## INPUT RECORDS
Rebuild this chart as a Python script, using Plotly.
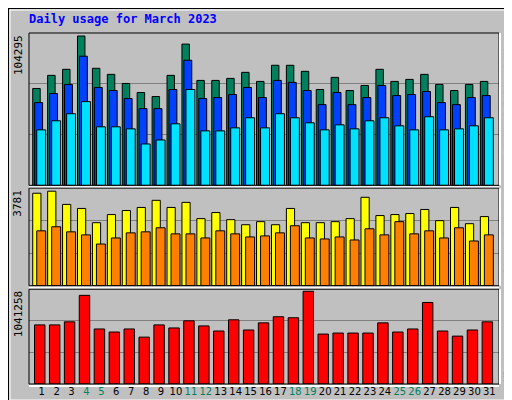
import plotly.graph_objects as go

days = list(range(1, 32))
weekend = [4, 5, 11, 12, 18, 19, 25, 26]
hits = [66307,75286,79431,102224,80121,75977,69761,63544,60782,75286,96698,71833,71833,73214,77358,71142,82193,82193,78049,65617,73905,64926,68379,79431,71142,72524,75977,69070,64926,69070,71142]
files = [56637,62854,69070,88410,66998,64926,59400,52493,52493,65617,85647,59400,60091,62163,66998,60091,71833,70451,64926,55256,63544,55256,60091,68379,61472,62163,64235,56637,55256,60091,61472]
pages = [37989,44205,49040,57328,40061,40061,38679,28319,31082,42133,65617,37298,37298,39370,46277,39370,49040,46277,42823,37989,41442,38679,44205,46277,40751,37989,46968,37989,38679,40751,46277]
visits = [3584,3663,3151,2994,2442,2757,2915,3033,3309,3033,3230,2600,2836,2560,2363,2482,2363,2994,2442,2442,2482,2600,3427,2718,2757,2797,2954,2521,3033,2403,2679]
sites = [2127,2285,2088,1970,1615,1851,2048,2088,2245,2009,2009,1851,2127,2009,1891,1930,2048,2324,1851,1812,1891,1773,2206,1970,2482,2009,2127,1851,2245,1733,1970]
kbytes = [649368,649368,682956,974052,604584,570996,604584,515016,649368,615780,694152,638172,582192,705348,593388,671760,738936,727740,1018836,548604,559800,559800,559800,671760,570996,604584,895680,582192,526212,593388,682956]
max_top, max_mid, max_bot = 104295, 3781, 1041258

fig = go.Figure()
ln = dict(color="black", width=1)
def bar(y, color, off, w, ya):
    fig.add_trace(go.Bar(x=days, y=y, offset=off, width=w, marker=dict(color=color, line=ln),
                         yaxis=ya, xaxis="x" if ya == "y3" else ("x2" if ya == "y2" else "x3")))
bar(hits, "#00805c", -0.6, 0.5, "y")
bar(files, "#0040ff", -0.47, 0.53, "y")
bar(pages, "#00e0ff", -0.33, 0.6, "y")
bar(visits, "#ffff00", -0.6, 0.55, "y2")
bar(sites, "#ff8000", -0.33, 0.6, "y2")
bar(kbytes, "#ff0000", -0.48, 0.7, "y3")

xr = [0.15, 31.65]
ticktext = [f"<span style='color:#00805c'>{d}</span>" if d in weekend else str(d) for d in days]
common_x = dict(range=xr, showgrid=False, zeroline=False, fixedrange=True)
def yax(m, dom):
    return dict(domain=dom, range=[0, m], tickvals=[m/3, 2*m/3], showticklabels=False,
                gridcolor="#808080", gridwidth=1, zeroline=False, ticks="")
fig.update_layout(
    width=512, height=400, margin=dict(l=21, r=21, t=25, b=24),
    paper_bgcolor="#c0c0c0", plot_bgcolor="#c0c0c0", showlegend=False, barmode="overlay",
    font=dict(family="DejaVu Sans Mono", size=11, color="black"),
    xaxis=dict(**common_x, anchor="y3", tickmode="array", tickvals=days, ticktext=ticktext,
               tickfont=dict(family="DejaVu Sans", size=10), ticks="", tickangle=0, automargin=False),
    xaxis2=dict(**common_x, anchor="y2", showticklabels=False),
    xaxis3=dict(**common_x, anchor="y", showticklabels=False),
    yaxis=dict(**yax(max_top, [0.566, 1])),
    yaxis2=dict(**yax(max_mid, [0.28, 0.558])),
    yaxis3=dict(**yax(max_bot, [0, 0.27])),
)
shapes = []
shapes.append(dict(type="rect", xref="paper", yref="paper", x0=-21/470, x1=1+21/470, y0=-24/351, y1=1+25/351,
                   line=dict(color="black", width=2), layer="below"))
shapes.append(dict(type="rect", xref="paper", yref="paper", x0=-19/470, x1=1+13/470, y0=-16/351, y1=1+23/351,
                   line=dict(color="white", width=1), layer="below"))
for dom in ([0.566, 1], [0.28, 0.558], [0, 0.27]):
    shapes.append(dict(type="rect", xref="paper", yref="paper", x0=0, x1=1, y0=dom[0], y1=dom[1],
                       line=dict(color="black", width=1)))
    shapes.append(dict(type="line", xref="paper", yref="paper", x0=0, x1=1, y0=dom[0]-2/351, y1=dom[0]-2/351,
                       line=dict(color="white", width=2)))
    shapes.append(dict(type="line", xref="paper", yref="paper", x0=1+1/470, x1=1+1/470, y0=dom[0], y1=dom[1],
                       line=dict(color="white", width=2)))
fig.update_layout(shapes=shapes)

ann = [
    dict(text="<b>Daily usage for March 2023</b>", x=-2/470, y=1+14/351, xanchor="left", yanchor="middle",
         font=dict(color="#0000ff", size=12, family="DejaVu Sans Mono")),
    dict(text=str(max_top), x=-11/470, y=1, yanchor="top", textangle=-90),
    dict(text=str(max_mid), x=-11/470, y=0.558, yanchor="top", textangle=-90),
    dict(text=str(max_bot), x=-11/470, y=0.27, yanchor="top", textangle=-90),
    dict(text="<span style='color:#00e0ff'>Pages</span> / <span style='color:#0040ff'>Files</span> / <span style='color:#00805c'>Hits</span>",
         x=1+9/470, y=1, yanchor="top", textangle=-90, font=dict(color="#404040", size=10)),
    dict(text="<span style='color:#ff8000'>Sites</span> / <span style='color:#ffff00'>Visits</span>",
         x=1+9/470, y=0.558, yanchor="top", textangle=-90, font=dict(color="#404040", size=10)),
    dict(text="<span style='color:#ff0000'>KBytes</span>", x=1+9/470, y=0, yanchor="bottom", textangle=-90,
         font=dict(size=10)),
]
for a in ann:
    a.setdefault("xref", "paper"); a.setdefault("yref", "paper"); a.setdefault("showarrow", False)
    a.setdefault("xanchor", "center")
fig.update_layout(annotations=ann)
fig.write_html("out.html")
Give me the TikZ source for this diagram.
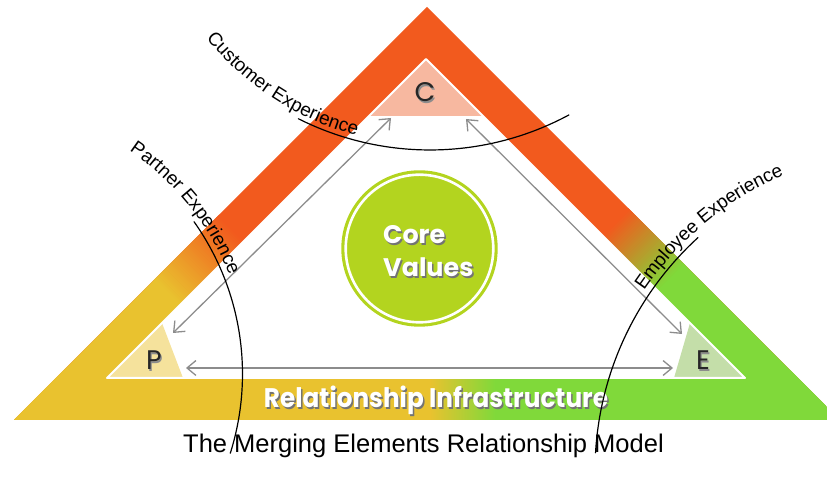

## WORK TO DO
Pictures stay out. Print the data exactly, from its first line through the line containing "import plotly.graph_objects as go".

## ANSWER FOR THIS EXERCISE
Rebuild this chart as a Python script, using Plotly.
import plotly.graph_objects as go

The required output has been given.